Substantial investments have been made into constructing pest-proof netting fences (‘cluster fences’) around multiple grazing properties in western Queensland. Effective control of many vertebrate pests (e.g. wild dogs, kangaroos, feral pigs and feral goats) is now possible across large areas, by denying immigration, offering widespread and substantial benefits to agriculture and the environment. Similar fences are proposed for more arid areas in southern rangelands of WA, but the optimal cluster size and likely benefits for particular land types and production systems are unknown. This project brings together and expands the scope of existing studies to inform future cluster fencing activities.
In the Morven region, weather conditions have been very dry, resulting in poor pasture conditions. Pasture dry matter is being monitored inside and outside the Morven cluster. Prior to closure of the cluster fence, pasture biomass was higher outside, but that difference is less now.
Since the Morven cluster was closed in 2015, the number of wild dogs captured inside the fenced area has declined rapidly. Contract trappers removed 16 wild dogs from within the Morven cluster during 2018. A total of 523 wild dogs have been trapped and destroyed since fence construction commenced.
Wild dog activity across multiple properties in the Tambo cluster shows the expected annual breeding peaks in activity in autumn but there is an encouraging underlying trend of a gradual reduction over time inside the cluster.

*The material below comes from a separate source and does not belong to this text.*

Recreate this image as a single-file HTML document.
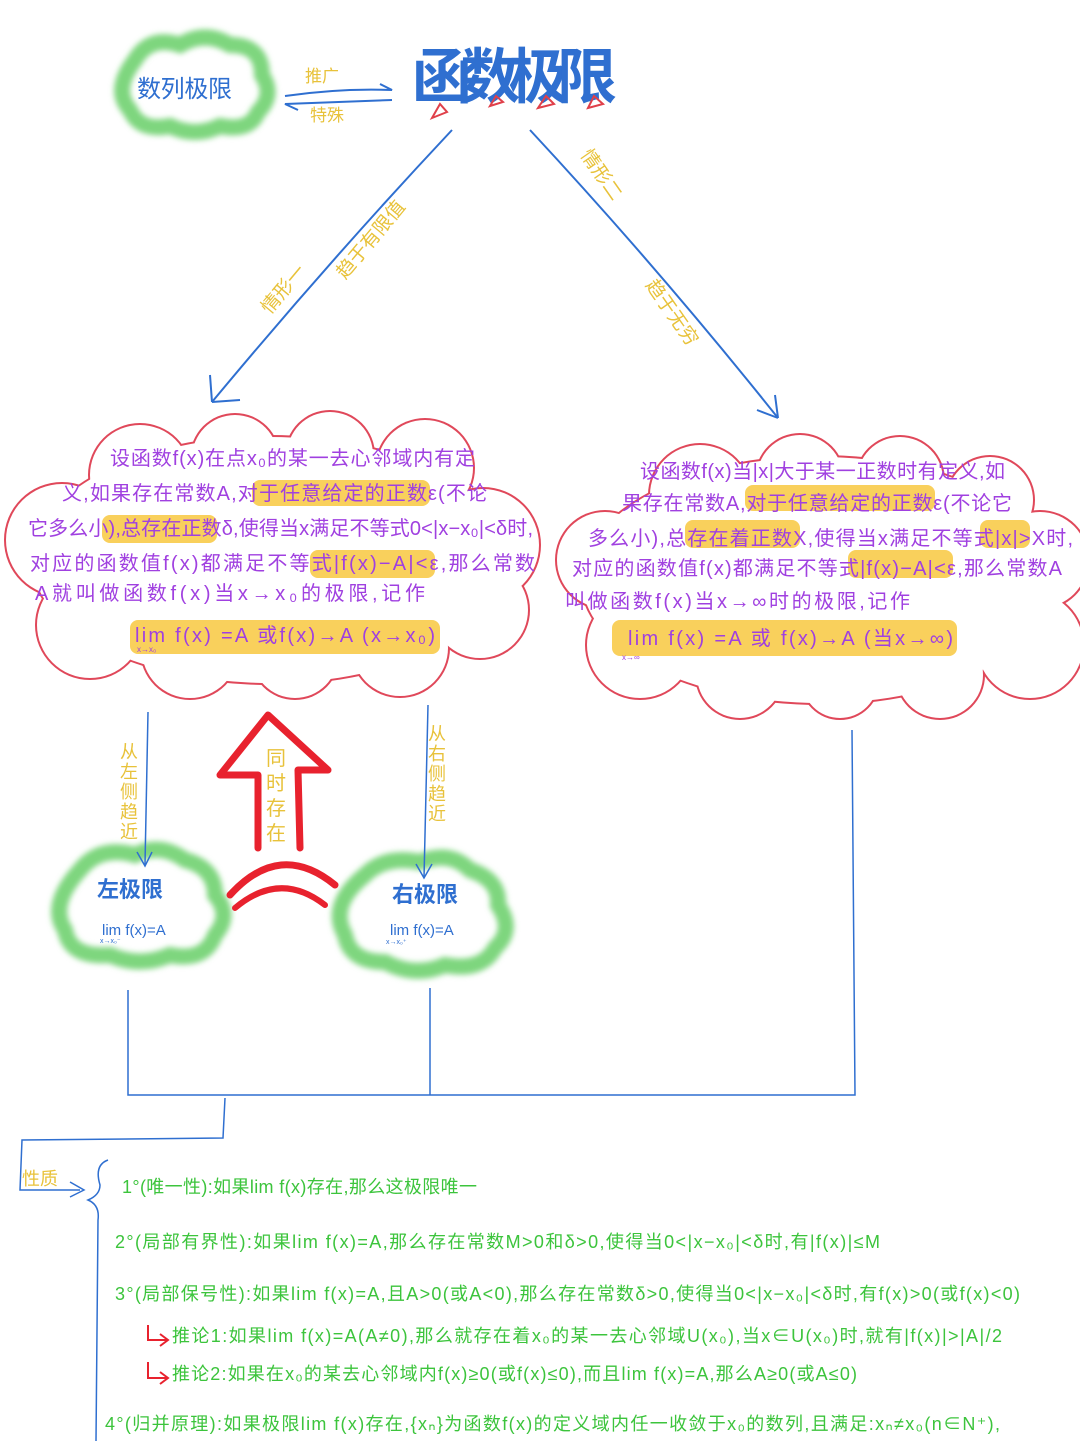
<!DOCTYPE html>
<html><head><meta charset="utf-8"><style>
html,body{margin:0;padding:0;background:#fff}
svg text{font-family:"Liberation Sans","Noto Sans CJK SC",sans-serif}
</style></head><body>
<svg width="1080" height="1441" viewBox="0 0 1080 1441" xmlns="http://www.w3.org/2000/svg">
<defs>
<filter id="bl" x="-20%" y="-20%" width="140%" height="140%"><feGaussianBlur stdDeviation="3"/></filter>
</defs>
<rect width="1080" height="1441" fill="#fff"/>

<!-- green clouds -->
<g filter="url(#bl)" fill="none" stroke="#7ed67e" stroke-width="16">
<path d="M135,60 Q150,35 180,45 Q205,30 230,45 Q262,45 262,75 Q275,95 258,112 Q250,132 220,126 Q195,138 170,126 Q140,132 130,110 Q112,90 135,60Z"/>
<path d="M80,870 Q100,845 135,855 Q160,842 185,860 Q215,868 215,895 Q232,915 215,935 Q205,962 170,955 Q140,968 110,955 Q70,958 65,930 Q48,905 80,870Z"/>
<path d="M365,875 Q385,855 420,862 Q450,850 470,870 Q500,880 498,905 Q515,930 495,948 Q482,972 445,965 Q415,978 385,962 Q350,962 345,935 Q328,905 365,875Z"/>
</g>
<text x="137" y="97" font-size="24" fill="#2f6fd0" textLength="95">数列极限</text>
<text x="97" y="897" font-size="22" fill="#2f6fd0" font-weight="bold">左极限</text>
<text x="102" y="935" font-size="15" fill="#2f6fd0">lim f(x)=A</text>
<text x="100" y="943" font-size="7" fill="#2f6fd0">x→x₀⁻</text>
<text x="392" y="902" font-size="22" fill="#2f6fd0" font-weight="bold">右极限</text>
<text x="390" y="935" font-size="15" fill="#2f6fd0">lim f(x)=A</text>
<text x="386" y="944" font-size="7" fill="#2f6fd0">x→x₀⁺</text>

<!-- title -->
<text x="412" y="98" font-size="60" fill="#2f6fd0" textLength="205" font-weight="bold">函数极限</text>
<g fill="none" stroke="#e0404a" stroke-width="2">
<path d="M432,118 L447,112 L440,104Z"/><path d="M490,106 L503,102 L496,96Z"/><path d="M538,108 L554,104 L546,96Z"/><path d="M588,108 L603,104 L594,96Z"/>
</g>
<path d="M285,96 Q340,88 392,90 L380,84" fill="none" stroke="#2f6fd0" stroke-width="2"/>
<path d="M392,100 Q340,102 285,104 L298,110" fill="none" stroke="#2f6fd0" stroke-width="2"/>
<text x="305" y="82" font-size="17" fill="#e8c23a">推广</text>
<text x="310" y="121" font-size="17" fill="#e8c23a">特殊</text>

<!-- main diagonals -->
<path d="M452,130 Q330,260 212,402" fill="none" stroke="#2f6fd0" stroke-width="2"/>
<path d="M212,402 L210,375 M212,402 L240,400" stroke="#2f6fd0" stroke-width="2" fill="none"/>
<path d="M530,130 Q660,270 778,418" fill="none" stroke="#2f6fd0" stroke-width="2"/>
<path d="M778,418 L757,410 M778,418 L775,395" stroke="#2f6fd0" stroke-width="2" fill="none"/>
<text transform="translate(270,315) rotate(-50)" font-size="19" fill="#e8c23a">情形一</text>
<text transform="translate(345,280) rotate(-50)" font-size="19" fill="#e8c23a">趋于有限值</text>
<text transform="translate(580,155) rotate(55)" font-size="19" fill="#e8c23a">情形二</text>
<text transform="translate(645,285) rotate(55)" font-size="19" fill="#e8c23a">趋于无穷</text>

<!-- left red cloud -->
<g fill="#e0485a">
<circle cx="140" cy="475" r="52"/><circle cx="235" cy="458" r="45"/><circle cx="330" cy="455" r="45"/><circle cx="425" cy="468" r="50"/>
<circle cx="62" cy="540" r="58"/><circle cx="483" cy="545" r="58"/>
<circle cx="90" cy="625" r="55"/><circle cx="190" cy="650" r="50"/><circle cx="295" cy="655" r="45"/><circle cx="400" cy="648" r="50"/><circle cx="480" cy="610" r="50"/>
<ellipse cx="270" cy="560" rx="240" ry="125"/>
</g>
<g fill="#fff">
<circle cx="140" cy="475" r="50"/><circle cx="235" cy="458" r="43"/><circle cx="330" cy="455" r="43"/><circle cx="425" cy="468" r="48"/>
<circle cx="62" cy="540" r="56"/><circle cx="483" cy="545" r="56"/>
<circle cx="90" cy="625" r="53"/><circle cx="190" cy="650" r="48"/><circle cx="295" cy="655" r="43"/><circle cx="400" cy="648" r="48"/><circle cx="480" cy="610" r="48"/>
<ellipse cx="270" cy="560" rx="238" ry="123"/>
</g>
<!-- right red cloud -->
<g fill="#e0485a">
<circle cx="700" cy="495" r="52"/><circle cx="800" cy="478" r="45"/><circle cx="900" cy="480" r="45"/><circle cx="990" cy="500" r="45"/>
<circle cx="605" cy="560" r="50"/><circle cx="1040" cy="560" r="50"/>
<circle cx="640" cy="645" r="55"/><circle cx="740" cy="675" r="45"/><circle cx="840" cy="680" r="40"/><circle cx="940" cy="675" r="45"/><circle cx="1030" cy="645" r="55"/>
<ellipse cx="820" cy="580" rx="240" ry="125"/>
</g>
<g fill="#fff">
<circle cx="700" cy="495" r="50"/><circle cx="800" cy="478" r="43"/><circle cx="900" cy="480" r="43"/><circle cx="990" cy="500" r="43"/>
<circle cx="605" cy="560" r="48"/><circle cx="1040" cy="560" r="48"/>
<circle cx="640" cy="645" r="53"/><circle cx="740" cy="675" r="43"/><circle cx="840" cy="680" r="38"/><circle cx="940" cy="675" r="43"/><circle cx="1030" cy="645" r="53"/>
<ellipse cx="820" cy="580" rx="238" ry="123"/>
</g>

<!-- highlights -->
<g fill="#f8c840" opacity="0.85">
<rect x="252" y="480" width="178" height="26" rx="8"/>
<rect x="102" y="515" width="115" height="28" rx="8"/>
<rect x="310" y="550" width="125" height="28" rx="8"/>
<rect x="130" y="620" width="310" height="34" rx="8"/>
<rect x="745" y="485" width="190" height="26" rx="8"/>
<rect x="685" y="520" width="115" height="28" rx="8"/>
<rect x="980" y="520" width="50" height="28" rx="8"/>
<rect x="848" y="550" width="105" height="28" rx="8"/>
<rect x="612" y="620" width="345" height="36" rx="8"/>
</g>
<g fill="#a040e0" font-size="20">
<text x="110" y="465" textLength="365">设函数f(x)在点x₀的某一去心邻域内有定</text>
<text x="62" y="500" textLength="425">义,如果存在常数A,对于任意给定的正数ε(不论</text>
<text x="28" y="535" textLength="505">它多么小),总存在正数δ,使得当x满足不等式0&lt;|x−x₀|&lt;δ时,</text>
<text x="30" y="570" textLength="505">对应的函数值f(x)都满足不等式|f(x)−A|&lt;ε,那么常数</text>
<text x="35" y="600" textLength="390">A就叫做函数f(x)当x→x₀的极限,记作</text>
<text x="135" y="642" textLength="300">lim f(x) =A 或f(x)→A (x→x₀)</text>
<text x="640" y="478" textLength="365">设函数f(x)当|x|大于某一正数时有定义,如</text>
<text x="622" y="510" textLength="390">果存在常数A,对于任意给定的正数ε(不论它</text>
<text x="588" y="545" textLength="485">多么小),总存在着正数X,使得当x满足不等式|x|&gt;X时,</text>
<text x="572" y="575" textLength="490">对应的函数值f(x)都满足不等式|f(x)−A|&lt;ε,那么常数A</text>
<text x="565" y="608" textLength="345">叫做函数f(x)当x→∞时的极限,记作</text>
<text x="628" y="645" textLength="325">lim f(x) =A 或 f(x)→A (当x→∞)</text>
</g>
<text x="137" y="652" font-size="8" fill="#a040e0">x→x₀</text>
<text x="622" y="660" font-size="8" fill="#a040e0">x→∞</text>

<!-- lower connectors -->
<g fill="none" stroke="#2f6fd0" stroke-width="1.5">
<path d="M148,712 L145,865"/><path d="M137,852 L145,866 L152,852"/>
<path d="M428,705 L424,878"/><path d="M416,864 L424,878 L432,864"/>
<path d="M128,990 L128,1095 L855,1095 L852,730"/>
<path d="M430,988 L430,1095"/>
<path d="M225,1098 L223,1138 L22,1140 L20,1190 L80,1190"/>
<path d="M70,1182 L84,1190 L70,1197"/>
<path d="M108,1160 Q94,1165 100,1185 Q100,1195 88,1200 Q100,1205 98,1220 L96,1441"/>
</g>
<g fill="#e8c23a" font-size="18">
<text x="120" y="758">从</text><text x="120" y="778">左</text><text x="120" y="798">侧</text><text x="120" y="818">趋</text><text x="120" y="838">近</text>
<text x="428" y="740">从</text><text x="428" y="760">右</text><text x="428" y="780">侧</text><text x="428" y="800">趋</text><text x="428" y="820">近</text>
<text x="266" y="765" font-size="20">同</text><text x="266" y="790" font-size="20">时</text><text x="266" y="815" font-size="20">存</text><text x="266" y="840" font-size="20">在</text>
</g>
<path d="M258,848 L258,775 L220,775 L268,715 L328,770 L298,770 L300,848" fill="none" stroke="#e8222e" stroke-width="7" stroke-linejoin="round" stroke-linecap="round"/>
<path d="M230,895 Q280,840 335,885" fill="none" stroke="#e8222e" stroke-width="7" stroke-linecap="round"/>
<path d="M235,908 Q280,870 325,905" fill="none" stroke="#e8222e" stroke-width="6" stroke-linecap="round"/>

<!-- properties -->
<text x="22" y="1185" font-size="18" fill="#e8c23a">性质</text>
<g fill="#3cc43c" font-size="18">
<text x="122" y="1193" textLength="355">1°(唯一性):如果lim f(x)存在,那么这极限唯一</text>
<text x="115" y="1248" textLength="765">2°(局部有界性):如果lim f(x)=A,那么存在常数M&gt;0和δ&gt;0,使得当0&lt;|x−x₀|&lt;δ时,有|f(x)|≤M</text>
<text x="115" y="1300" textLength="905">3°(局部保号性):如果lim f(x)=A,且A&gt;0(或A&lt;0),那么存在常数δ&gt;0,使得当0&lt;|x−x₀|&lt;δ时,有f(x)&gt;0(或f(x)&lt;0)</text>
<text x="172" y="1342" textLength="830">推论1:如果lim f(x)=A(A≠0),那么就存在着x₀的某一去心邻域U(x₀),当x∈U(x₀)时,就有|f(x)|&gt;|A|/2</text>
<text x="172" y="1380" textLength="685">推论2:如果在x₀的某去心邻域内f(x)≥0(或f(x)≤0),而且lim f(x)=A,那么A≥0(或A≤0)</text>
<text x="105" y="1430" textLength="895">4°(归并原理):如果极限lim f(x)存在,{xₙ}为函数f(x)的定义域内任一收敛于x₀的数列,且满足:xₙ≠x₀(n∈N⁺),</text>
</g>
<g fill="none" stroke="#e8222e" stroke-width="2">
<path d="M148,1325 L148,1340 L168,1340 M160,1334 L168,1340 L160,1346"/>
<path d="M148,1362 L148,1378 L168,1378 M160,1372 L168,1378 L160,1384"/>
</g>
</svg>
</body></html>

This suggests producers or sub-clusters are making incremental progress at removing this problem species.
The estimated abundance of kangaroos inside and outside of the Morven cluster has declined substantially since August 2017. The pattern for kangaroo density at Tambo is similar to that found in Morven with consistently higher densities inside the clusters than outside. This is attributable to the combined impacts of drought, predation and less productive land being located outside clusters.